Issue 52 Autumn 2024
CONTENTS: A Labour government - what next?, Frieda Park: Britain's nuclear bomb, Clare Bailey: Ukraine - West continues to escalate war, John Moore: Israeli aggression increases, Helen Christopher: Militarism rises again in Japan, Simon Korner: South African election 2024 - can the ANC renew and recover? Alex Davidson: Regime change in Bangladesh, Pat Turnbull: Chile - a bright future for capital, Dan Morgan: Spring by Sergei Antonov, Reviewed by Marianne Hitchen
At last the Conservatives have gone and Britain has a Labour government with a massive majority in terms of seats. Yet that huge majority masks an underlying fragility in the Labour vote. As Frieda Park shows in, A Labour government – what next? its victory was achieved through the collapse of the Tories and of the SNP in Scotland and the rise of Reform UK. Labour only slightly increased its vote share and indeed more people voted Labour in the two general elections when Jeremy Corbyn was leader. Voter turnout was down.
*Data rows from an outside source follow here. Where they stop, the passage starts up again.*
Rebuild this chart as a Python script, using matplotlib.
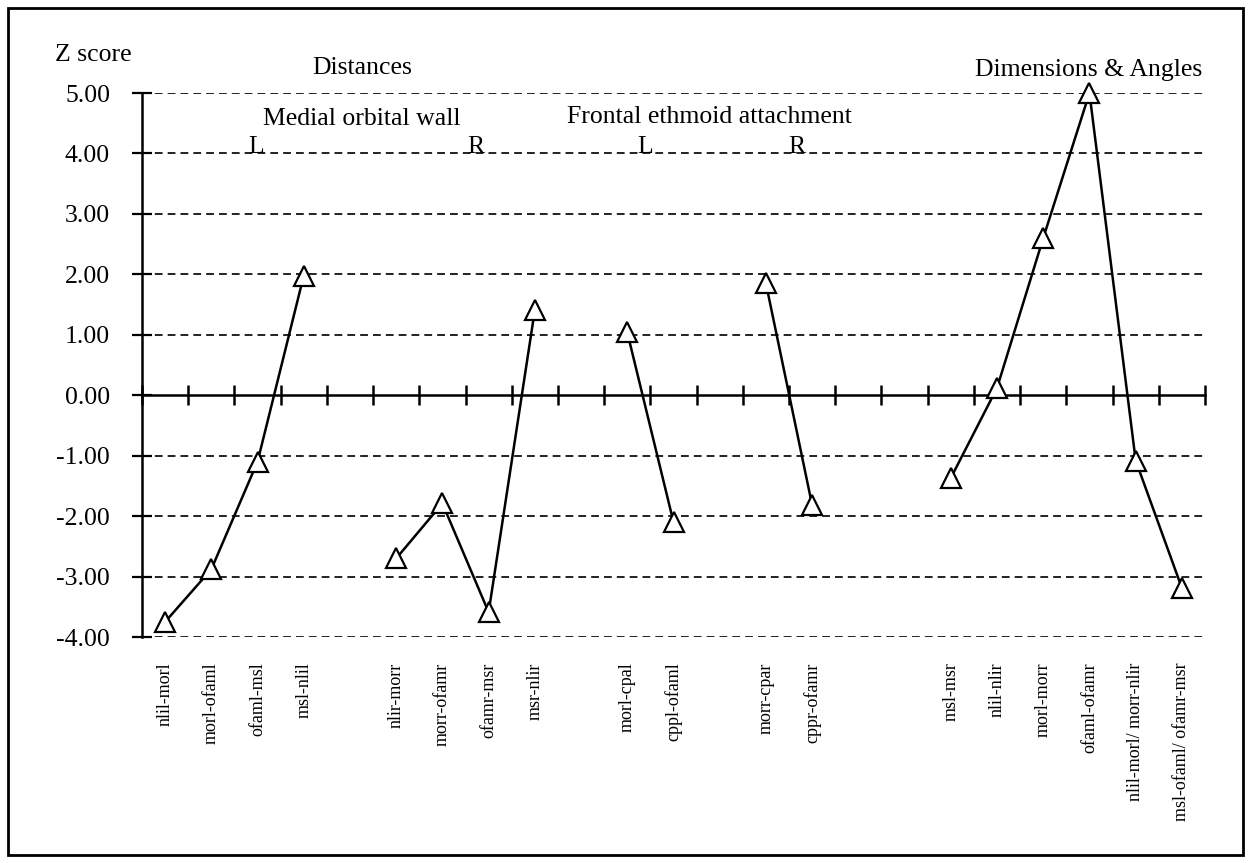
import numpy as np
import matplotlib.pyplot as plt
from matplotlib.patches import Rectangle

plt.rcParams['font.family'] = ['Liberation Serif', 'DejaVu Serif']

# categories along the x axis, blanks separate the measurement groups
categories = ['nlil-morl', 'morl-ofaml', 'ofaml-msl', 'msl-nlil', '',
              'nlir-morr', 'morr-ofamr', 'ofamr-msr', 'msr-nlir', '',
              'morl-cpal', 'cppl-ofaml', '',
              'morr-cpar', 'cppr-ofamr', '', '',
              'msl-msr', 'nlil-nlir', 'morl-morr', 'ofaml-ofamr',
              'nlil-morl/ morr-nlir', 'msl-ofaml/ ofamr-msr']
z_scores = [-3.75, -2.88, -1.10, 1.98, np.nan,
            -2.70, -1.79, -3.59, 1.41, np.nan,
            1.04, -2.10, np.nan,
            1.85, -1.82, np.nan, np.nan,
            -1.37, 0.12, 2.60, 5.00, -1.08, -3.19]
y_ticks = [5, 4, 3, 2, 1, 0, -1, -2, -3, -4]

fig = plt.figure(figsize=(12.5, 8.63), dpi=100)
ax = fig.add_axes([142 / 1250, 1 - 637 / 863, 1063 / 1250, 544 / 863])

x = np.arange(len(categories))
y = np.array(z_scores, dtype=float)

# dashed horizontal grid
for v in y_ticks:
    if v != 0:
        ax.hlines(v, -0.5, 22.6, colors='#222222', linewidth=1.4,
                  linestyles=(0, (4, 2.6)), zorder=1)

ax.plot(x, y, color='black', linewidth=1.8, marker='^', markersize=14,
        markerfacecolor='white', markeredgecolor='black', markeredgewidth=1.6,
        clip_on=False, zorder=3)

ax.set_xlim(-0.5, 22.5)
ax.set_ylim(-4, 5)

for s in ['top', 'right']:
    ax.spines[s].set_visible(False)
ax.spines['bottom'].set_position(('data', 0))
ax.spines['bottom'].set_linewidth(1.8)
ax.spines['left'].set_linewidth(1.8)

ax.set_xticks(np.arange(-0.5, 23, 1))
ax.set_xticklabels([])
ax.tick_params(axis='x', direction='inout', length=14, width=1.8)

ax.set_yticks(y_ticks)
ax.set_yticklabels([f'{v:.2f}' for v in y_ticks], fontsize=18.5)
ax.tick_params(axis='y', direction='inout', length=14, width=1.6, pad=16)

# rotated category names under the plot
for xi, name in zip(x, categories):
    if name:
        ax.text(xi, -4.42, name, rotation=90, ha='center', va='top',
                fontsize=13)

# titles and group labels
fig.text(55 / 1250, 1 - 55 / 863, 'Z score', fontsize=18.5, va='center')
fig.text(312 / 1250, 1 - 68 / 863, 'Distances', fontsize=18.5, va='center')
fig.text(263 / 1250, 1 - 119 / 863, 'Medial orbital wall', fontsize=18.5, va='center')
fig.text(567 / 1250, 1 - 117 / 863, 'Frontal ethmoid attachment', fontsize=18.5, va='center')
fig.text(1202 / 1250, 1 - 70 / 863, 'Dimensions & Angles', fontsize=18.5,
         va='center', ha='right')
for xp, lab in [(256, 'L'), (476, 'R'), (645, 'L'), (797, 'R')]:
    fig.text(xp / 1250, 1 - 153 / 863, lab, fontsize=18.5, ha='center', va='baseline')

# border around the whole figure
fig.patches.append(Rectangle((8 / 1250, 1 - 855 / 863), 1235 / 1250, 847 / 863,
                             transform=fig.transFigure, fill=False,
                             edgecolor='black', linewidth=2))

fig.savefig('out.png', dpi=100)
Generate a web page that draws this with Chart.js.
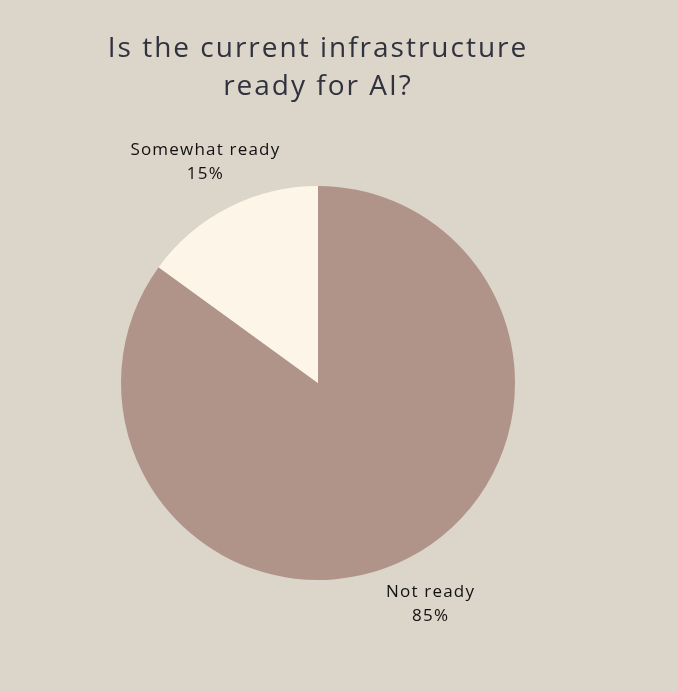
<!DOCTYPE html>
<html>
<head>
<meta charset="utf-8">
<script src="https://cdn.jsdelivr.net/npm/chart.js@4/dist/chart.umd.min.js"></script>
<style>
html,body{margin:0;padding:0;background:#dcd5ca;}
#wrap{width:677px;height:691px;position:relative;}
</style>
</head>
<body>
<div id="wrap"><canvas id="c" width="677" height="691"></canvas></div>
<script>
const titleLines = ["Is the current infrastructure", "ready for AI?"];
const categories = ["Not ready", "Somewhat ready"];
const values = [85, 15];
const colors = ["#b09489", "#fdf6e8"];

const labelPlugin = {
  id: 'outLabels',
  afterDraw(chart) {
    const ctx = chart.ctx;
    const meta = chart.getDatasetMeta(0);
    ctx.save();
    ctx.font = '400 17px "Open Sans"';
    ctx.fillStyle = '#111111';
    ctx.textAlign = 'center';
    ctx.textBaseline = 'middle';
    try { ctx.letterSpacing = '1.2px'; } catch(e) {}
    meta.data.forEach((arc, i) => {
      const mid = (arc.startAngle + arc.endAngle) / 2;
      const r = arc.outerRadius + 51;
      const x = arc.x + Math.cos(mid) * r;
      const y = arc.y + Math.sin(mid) * r;
      ctx.fillText(categories[i], x, y - 12);
      ctx.fillText(values[i] + '%', x, y + 12);
    });
    ctx.restore();
  }
};

const titlePlugin = {
  id: 'titleLines',
  afterDraw(chart) {
    const ctx = chart.ctx;
    ctx.save();
    ctx.font = '400 28px "Open Sans"';
    ctx.fillStyle = '#30323d';
    ctx.textAlign = 'center';
    ctx.textBaseline = 'alphabetic';
    try { ctx.letterSpacing = '2px'; } catch(e) {}
    const cx = (chart.chartArea.left + chart.chartArea.right) / 2;
    ctx.fillText(titleLines[0], cx, 57);
    ctx.fillText(titleLines[1], cx, 95);
    ctx.restore();
  }
};

new Chart(document.getElementById('c'), {
  type: 'pie',
  data: {
    labels: categories,
    datasets: [{
      data: values,
      backgroundColor: colors,
      borderWidth: 0
    }]
  },
  options: {
    responsive: false,
    animation: false,
    layout: { padding: { left: 121, right: 162, top: 186, bottom: 111 } },
    plugins: {
      legend: { display: false },
      tooltip: { enabled: false },
      title: { display: false }
    }
  },
  plugins: [labelPlugin, titlePlugin]
});
</script>
</body>
</html>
This demonstrates that the electorate was not really convinced by Starmer’s offering despite Labour’s shift to the right gaining the support of the establishment.
While Labour has made some good moves since coming to power, like settling the public sector pay disputes and better policies on Gaza, much more needs to be done to enthuse the electorate and rebuild public services. If people don’t see tangible change, they will have no reason to vote Labour in the future, and promising that things will get worse - cutting winter fuel payments and cuts to services - is not the way to achieve this. Worst of all the government is committed to pursuing the war agenda of NATO.
A vital role will be played by the trade unions, community campaigners and the peace movement to pressure Labour to adopt better policies. We can already see this happening. That is the difference between having a Labour and a Tory government. People have expectations of a Labour government. The task is making the government listen to its voters.
Nuclear weapons
It should not surprise us that Labour is wholly committed to NATO, arming Ukraine and being confrontational with China. Those aspects of UK foreign policy have long had bi-partisan support from Labour as well as the Tories. In Britian’s nuclear bomb, Clare Bailey examines the history of how Britain got nuclear weapons, initially proposed by Winston Churchill and then pursued by the Labour foreign secretary Ernest Bevin.
The story is also one of post-war rivalry between Britain and the United States, but ultimately with Britain forced to play second fiddle to the US. Now Britain’s so-called independent nuclear bomb is anything but, relying entirely on the United States technically, politically and militarily.
As our world becomes more dangerous and the prospect of nuclear war comes closer, it raises urgent questions about the wisdom of spending huge sums of money on these weapons of mass destruction when the government is talking about cuts.
Flashpoints
Despite the dangers to Europe and the world, the West continues to press on with its disastrous war in Ukraine. Even with the evident failures on Ukraine’s part to make progress in the war, including its incursion into Kursk and despite the suffering on all sides, the West is determined to double down on war. It has peremptorily dismissed peace plans and calls for negotiations. On the contrary, there are increasing moves to allow Ukraine to use weapons supplied by the West to hit targets within Russia, as John Moore points out in Ukraine – West continues to escalate war. This has the potential to widen the war, making the countries who supply these weapons increasingly party to the conflict. He also describes the worrying build-up of NATO bases in Europe as the United States tries to move the responsibility for the war to European countries.
There are immediate concerns over the war in Ukraine and the expansion of Israel’s genocidal war against the Palestinians, which it is attempting to turn into a regional war; but we also need to alert people to the build-up by the West to war with China. One aspect of this is the rearmament and increasingly aggressive military posture of Japan, dealt with by Simon Korner in Militarism rises again in Japan. Imperialists in Japan have long sought to shed the constraints placed on it as a defeated nation after the Second World War and now they have been given the green light to do this by the United States, which wants Japan to be part of the military encirclement of China and of Russia in the East. However, as the only country which has experienced the use of nuclear weapons at Hiroshima and Nagasaki, there is also a strong peace movement in Japan which rejects these moves.
Peace and anti-imperialism
All these articles and others in this edition point to the pressing need for people throughout the world to reject the West’s drive to war and to argue for spending on welfare not warfare. In some countries there are strong voices against war, but that still feels relatively muted in Britian with support in some trade unions for increased arms spending and sending more weapons to Ukraine. Seeing the West’s support for Israel’s genocide in Gaza has helped lay bare the nature of the West’s interests and should lead to more questioning of why it wants to keep the war in Ukraine going. Above all we need to argue that the Labour government can make the choice to ditch spending on war in favour of spending to improve the lives of people in Britain.